**COLLECTED DATA:**
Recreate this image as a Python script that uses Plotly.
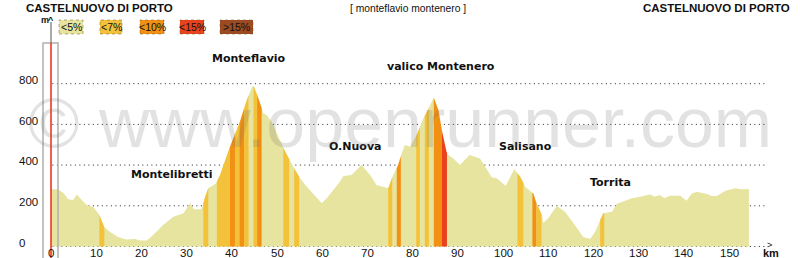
import numpy as np
import plotly.graph_objects as go

# ---------------- data ----------------
km = [0, 1.5, 2.7, 3.8, 4.9, 5.7, 6.8, 7.9, 9.4, 10.7, 11.7, 13.0, 14.9, 16.7, 18.6, 19.7,
      21.2, 22.6, 24.8, 27.1, 29.3, 30.8, 31.6, 33.0, 33.4, 34.1, 34.8, 36.5, 37.4, 39.6,
      41.8, 43.3, 44.5, 44.8, 45.9, 47.0, 47.7, 48.8, 50.3, 51.8, 53.6, 55.1, 56.6, 58.0,
      59.9, 61.0, 62.5, 63.9, 64.7, 66.5, 68.7, 70.6, 72.0, 74.6, 75.4, 76.8, 77.6, 78.3,
      79.4, 80.9, 82.4, 83.8, 84.7, 85.7, 86.6, 87.5, 87.9, 89.0, 90.5, 92.6, 94.9, 95.8,
      97.5, 98.6, 100.6, 102.5, 103.8, 104.9, 106.7, 107.4, 108.6, 108.9, 110.0, 111.9,
      113.7, 115.6, 117.8, 119.3, 120.4, 121.5, 122.2, 124.1, 125.2, 127.0, 128.5, 130.3,
      132.5, 133.6, 134.7, 135.7, 136.9, 139.2, 140.6, 141.8, 142.9, 145.1, 146.2, 147.3,
      149.2, 151.4, 152.5, 154.4]
elev = [281, 281, 264, 232, 228, 256, 228, 204, 193, 155, 97, 73, 45, 35, 37, 29,
        29, 57, 106, 146, 163, 212, 183, 183, 188, 245, 286, 310, 351, 490,
        613, 720, 785, 790, 728, 654, 646, 613, 540, 466, 392, 335, 294, 261,
        212, 237, 278, 318, 346, 351, 400, 351, 302, 286, 335, 400, 458, 499,
        490, 548, 630, 687, 731, 671, 556, 466, 450, 433, 400, 450, 433, 400,
        340, 335, 298, 379, 343, 294, 261, 212, 155, 114, 139, 199,
        171, 114, 45, 38, 73, 130, 163, 171, 210, 225, 237, 245,
        256, 245, 253, 237, 250, 250, 225, 261, 269, 258, 248, 248,
        274, 286, 281, 283]

seg_start = [10.7, 33.7, 36.7, 39.6, 40.7, 41.7, 42.7, 44.8, 45.6, 51.4, 53.8, 74.6, 76.5,
             80.8, 82.7, 84.7, 86.5, 103.2, 106.5, 107.4, 121.5]
seg_end = [11.8, 34.8, 39.6, 40.7, 41.7, 42.7, 43.7, 45.6, 46.6, 52.7, 54.9, 75.5, 77.4,
           81.6, 83.6, 86.5, 87.6, 104.5, 107.4, 108.5, 122.4]
seg_class = ["<7%", "<7%", "<7%", "<10%", "<7%", "<10%", "<7%", "<7%", "<10%", "<7%", "<7%",
             "<7%", "<10%", "<7%", "<7%", "<10%", "<15%", "<7%", "<10%", "<7%", "<7%"]

classes = ["<5%", "<7%", "<10%", "<15%", ">15%"]
class_colors = ["#E6E49E", "#F4C23A", "#F29014", "#EA421C", "#9C4A22"]

y_ticks = [0, 200, 400, 600, 800]
x_ticks = list(range(0, 151, 10))

places = ["Monteflavio", "valico Montenero", "O.Nuova", "Montelibretti", "Salisano", "Torrita"]
place_km = [43.8, 86.2, 67.3, 26.8, 104.9, 123.7]
place_elev = [926, 885, 490, 352, 490, 313]

# ---------------- figure ----------------
W, H = 800, 258
PX_KM = 4.52
X0 = 51
Y0 = 246.5
PX_M = 0.2035
xr = [-X0 / PX_KM, (W - X0) / PX_KM]
yr = [(Y0 - H) / PX_M, Y0 / PX_M]

fig = go.Figure()
color_of = dict(zip(classes, class_colors))

# dotted grid lines
for v in y_ticks:
    fig.add_trace(go.Scatter(x=[0.3, 158.3], y=[v, v], mode="lines",
                             line=dict(color="#222", width=1, dash="1px,3.5px"),
                             hoverinfo="skip", showlegend=False))

# base profile
fig.add_trace(go.Scatter(x=km, y=elev, mode="lines", fill="tozeroy",
                         fillcolor=color_of["<5%"], line=dict(width=0, color=color_of["<5%"]),
                         hoverinfo="skip", showlegend=False))

kma = np.array(km)
ela = np.array(elev)
for s, e, c in zip(seg_start, seg_end, seg_class):
    inner = kma[(kma > s) & (kma < e)]
    xs = np.concatenate([[s], inner, [e]])
    ys = np.interp(xs, kma, ela)
    fig.add_trace(go.Scatter(x=xs, y=ys, mode="lines", fill="tozeroy",
                             fillcolor=color_of[c], line=dict(width=0, color=color_of[c]),
                             hoverinfo="skip", showlegend=False))

shapes = []
ann = []


def txt(x, y, text, size, xref="paper", yref="paper", xanchor="center", family="Liberation Sans",
        color="#111"):
    ann.append(dict(x=x, y=y, xref=xref, yref=yref, text=text, showarrow=False,
                    xanchor=xanchor, yanchor="middle",
                    font=dict(family=family, size=size, color=color)))


# grey box and red line at start
shapes.append(dict(type="rect", xref="x", yref="paper", x0=(43 - X0) / PX_KM, x1=(58 - X0) / PX_KM,
                   y0=-0.01, y1=1 - 43 / H, line=dict(color="#B0B0B0", width=1.5)))
shapes.append(dict(type="line", xref="x", yref="paper", x0=0, x1=0, y0=0, y1=1 - 43 / H,
                   line=dict(color="#EE2A10", width=1.5)))
shapes.append(dict(type="line", xref="x", yref="paper", x0=0, x1=0, y0=1 - 43 / H, y1=1 - 22 / H,
                   line=dict(color="#707070", width=1.2)))

# legend boxes
leg_x0 = [59, 100, 140, 180, 220]
leg_x1 = [83, 122, 164, 204, 253]
for c, col, a, b in zip(classes, class_colors, leg_x0, leg_x1):
    shapes.append(dict(type="rect", xref="paper", yref="paper", x0=a / W, x1=b / W,
                       y0=1 - 34 / H, y1=1 - 20 / H, fillcolor=col,
                       line=dict(color="rgba(120,90,30,0.5)", width=1, dash="dot")))
    txt((a + b) / 2 / W, 1 - 27.5 / H, c, 10.5)

# titles
txt(24 / W, 1 - 8 / H, "<b>CASTELNUOVO DI PORTO</b>", 11.5, xanchor="left")
txt(792 / W, 1 - 8 / H, "<b>CASTELNUOVO DI PORTO</b>", 11.5, xanchor="right")
txt(408 / W, 1 - 8 / H, "[ monteflavio montenero ]", 10.3)

# axis marks
txt(45 / W, 1 - 20 / H, "<b>m</b>", 9)
txt(51 / W, 1 - 20 / H, "<b>^</b>", 9)
txt(769 / W, 1 - 245 / H, ">", 9)
txt(771 / W, 1 - 253 / H, "<b>km</b>", 11)

# tick labels
for v in y_ticks:
    txt(17 / W, v + 19, str(v), 11.5, yref="y", xanchor="left")
for v in x_ticks:
    txt(v, -(253 - Y0) / PX_M, str(v), 11.5, xref="x", yref="y")

# place names
for p, xk, ye in zip(places, place_km, place_elev):
    txt(xk, ye, "<b>" + p + "</b>", 11, xref="x", yref="y", family="DejaVu Sans")

# watermark
txt(400 / W, 1 - 123 / H, "\u00a9 www.openrunner.com", 70, color="rgba(110,110,110,0.2)")

fig.update_layout(
    width=W, height=H, margin=dict(l=0, r=0, t=0, b=0),
    paper_bgcolor="white", plot_bgcolor="white",
    xaxis=dict(range=xr, visible=False, fixedrange=True),
    yaxis=dict(range=yr, visible=False, fixedrange=True),
    shapes=shapes, annotations=ann, showlegend=False,
)

fig.write_html("out.html")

**WHAT YOU SHOULD DO:**
Keep the pictures out of the copy and write out the data exactly as it stands.

**ANSWER TO THIS PROBLEM:**
Recreate this image as a Python script that uses Plotly.
import numpy as np
import plotly.graph_objects as go

# ---------------- data ----------------
km = [0, 1.5, 2.7, 3.8, 4.9, 5.7, 6.8, 7.9, 9.4, 10.7, 11.7, 13.0, 14.9, 16.7, 18.6, 19.7,
      21.2, 22.6, 24.8, 27.1, 29.3, 30.8, 31.6, 33.0, 33.4, 34.1, 34.8, 36.5, 37.4, 39.6,
      41.8, 43.3, 44.5, 44.8, 45.9, 47.0, 47.7, 48.8, 50.3, 51.8, 53.6, 55.1, 56.6, 58.0,
      59.9, 61.0, 62.5, 63.9, 64.7, 66.5, 68.7, 70.6, 72.0, 74.6, 75.4, 76.8, 77.6, 78.3,
      79.4, 80.9, 82.4, 83.8, 84.7, 85.7, 86.6, 87.5, 87.9, 89.0, 90.5, 92.6, 94.9, 95.8,
      97.5, 98.6, 100.6, 102.5, 103.8, 104.9, 106.7, 107.4, 108.6, 108.9, 110.0, 111.9,
      113.7, 115.6, 117.8, 119.3, 120.4, 121.5, 122.2, 124.1, 125.2, 127.0, 128.5, 130.3,
      132.5, 133.6, 134.7, 135.7, 136.9, 139.2, 140.6, 141.8, 142.9, 145.1, 146.2, 147.3,
      149.2, 151.4, 152.5, 154.4]
elev = [281, 281, 264, 232, 228, 256, 228, 204, 193, 155, 97, 73, 45, 35, 37, 29,
        29, 57, 106, 146, 163, 212, 183, 183, 188, 245, 286, 310, 351, 490,
        613, 720, 785, 790, 728, 654, 646, 613, 540, 466, 392, 335, 294, 261,
        212, 237, 278, 318, 346, 351, 400, 351, 302, 286, 335, 400, 458, 499,
        490, 548, 630, 687, 731, 671, 556, 466, 450, 433, 400, 450, 433, 400,
        340, 335, 298, 379, 343, 294, 261, 212, 155, 114, 139, 199,
        171, 114, 45, 38, 73, 130, 163, 171, 210, 225, 237, 245,
        256, 245, 253, 237, 250, 250, 225, 261, 269, 258, 248, 248,
        274, 286, 281, 283]

seg_start = [10.7, 33.7, 36.7, 39.6, 40.7, 41.7, 42.7, 44.8, 45.6, 51.4, 53.8, 74.6, 76.5,
             80.8, 82.7, 84.7, 86.5, 103.2, 106.5, 107.4, 121.5]
seg_end = [11.8, 34.8, 39.6, 40.7, 41.7, 42.7, 43.7, 45.6, 46.6, 52.7, 54.9, 75.5, 77.4,
           81.6, 83.6, 86.5, 87.6, 104.5, 107.4, 108.5, 122.4]
seg_class = ["<7%", "<7%", "<7%", "<10%", "<7%", "<10%", "<7%", "<7%", "<10%", "<7%", "<7%",
             "<7%", "<10%", "<7%", "<7%", "<10%", "<15%", "<7%", "<10%", "<7%", "<7%"]

classes = ["<5%", "<7%", "<10%", "<15%", ">15%"]
class_colors = ["#E6E49E", "#F4C23A", "#F29014", "#EA421C", "#9C4A22"]

y_ticks = [0, 200, 400, 600, 800]
x_ticks = list(range(0, 151, 10))

places = ["Monteflavio", "valico Montenero", "O.Nuova", "Montelibretti", "Salisano", "Torrita"]
place_km = [43.8, 86.2, 67.3, 26.8, 104.9, 123.7]
place_elev = [926, 885, 490, 352, 490, 313]

# ---------------- figure ----------------
W, H = 800, 258
PX_KM = 4.52
X0 = 51
Y0 = 246.5
PX_M = 0.2035
xr = [-X0 / PX_KM, (W - X0) / PX_KM]
yr = [(Y0 - H) / PX_M, Y0 / PX_M]

fig = go.Figure()
color_of = dict(zip(classes, class_colors))

# dotted grid lines
for v in y_ticks:
    fig.add_trace(go.Scatter(x=[0.3, 158.3], y=[v, v], mode="lines",
                             line=dict(color="#222", width=1, dash="1px,3.5px"),
                             hoverinfo="skip", showlegend=False))

# base profile
fig.add_trace(go.Scatter(x=km, y=elev, mode="lines", fill="tozeroy",
                         fillcolor=color_of["<5%"], line=dict(width=0, color=color_of["<5%"]),
                         hoverinfo="skip", showlegend=False))

kma = np.array(km)
ela = np.array(elev)
for s, e, c in zip(seg_start, seg_end, seg_class):
    inner = kma[(kma > s) & (kma < e)]
    xs = np.concatenate([[s], inner, [e]])
    ys = np.interp(xs, kma, ela)
    fig.add_trace(go.Scatter(x=xs, y=ys, mode="lines", fill="tozeroy",
                             fillcolor=color_of[c], line=dict(width=0, color=color_of[c]),
                             hoverinfo="skip", showlegend=False))

shapes = []
ann = []


def txt(x, y, text, size, xref="paper", yref="paper", xanchor="center", family="Liberation Sans",
        color="#111"):
    ann.append(dict(x=x, y=y, xref=xref, yref=yref, text=text, showarrow=False,
                    xanchor=xanchor, yanchor="middle",
                    font=dict(family=family, size=size, color=color)))


# grey box and red line at start
shapes.append(dict(type="rect", xref="x", yref="paper", x0=(43 - X0) / PX_KM, x1=(58 - X0) / PX_KM,
                   y0=-0.01, y1=1 - 43 / H, line=dict(color="#B0B0B0", width=1.5)))
shapes.append(dict(type="line", xref="x", yref="paper", x0=0, x1=0, y0=0, y1=1 - 43 / H,
                   line=dict(color="#EE2A10", width=1.5)))
shapes.append(dict(type="line", xref="x", yref="paper", x0=0, x1=0, y0=1 - 43 / H, y1=1 - 22 / H,
                   line=dict(color="#707070", width=1.2)))

# legend boxes
leg_x0 = [59, 100, 140, 180, 220]
leg_x1 = [83, 122, 164, 204, 253]
for c, col, a, b in zip(classes, class_colors, leg_x0, leg_x1):
    shapes.append(dict(type="rect", xref="paper", yref="paper", x0=a / W, x1=b / W,
                       y0=1 - 34 / H, y1=1 - 20 / H, fillcolor=col,
                       line=dict(color="rgba(120,90,30,0.5)", width=1, dash="dot")))
    txt((a + b) / 2 / W, 1 - 27.5 / H, c, 10.5)

# titles
txt(24 / W, 1 - 8 / H, "<b>CASTELNUOVO DI PORTO</b>", 11.5, xanchor="left")
txt(792 / W, 1 - 8 / H, "<b>CASTELNUOVO DI PORTO</b>", 11.5, xanchor="right")
txt(408 / W, 1 - 8 / H, "[ monteflavio montenero ]", 10.3)

# axis marks
txt(45 / W, 1 - 20 / H, "<b>m</b>", 9)
txt(51 / W, 1 - 20 / H, "<b>^</b>", 9)
txt(769 / W, 1 - 245 / H, ">", 9)
txt(771 / W, 1 - 253 / H, "<b>km</b>", 11)

# tick labels
for v in y_ticks:
    txt(17 / W, v + 19, str(v), 11.5, yref="y", xanchor="left")
for v in x_ticks:
    txt(v, -(253 - Y0) / PX_M, str(v), 11.5, xref="x", yref="y")

# place names
for p, xk, ye in zip(places, place_km, place_elev):
    txt(xk, ye, "<b>" + p + "</b>", 11, xref="x", yref="y", family="DejaVu Sans")

# watermark
txt(400 / W, 1 - 123 / H, "\u00a9 www.openrunner.com", 70, color="rgba(110,110,110,0.2)")

fig.update_layout(
    width=W, height=H, margin=dict(l=0, r=0, t=0, b=0),
    paper_bgcolor="white", plot_bgcolor="white",
    xaxis=dict(range=xr, visible=False, fixedrange=True),
    yaxis=dict(range=yr, visible=False, fixedrange=True),
    shapes=shapes, annotations=ann, showlegend=False,
)

fig.write_html("out.html")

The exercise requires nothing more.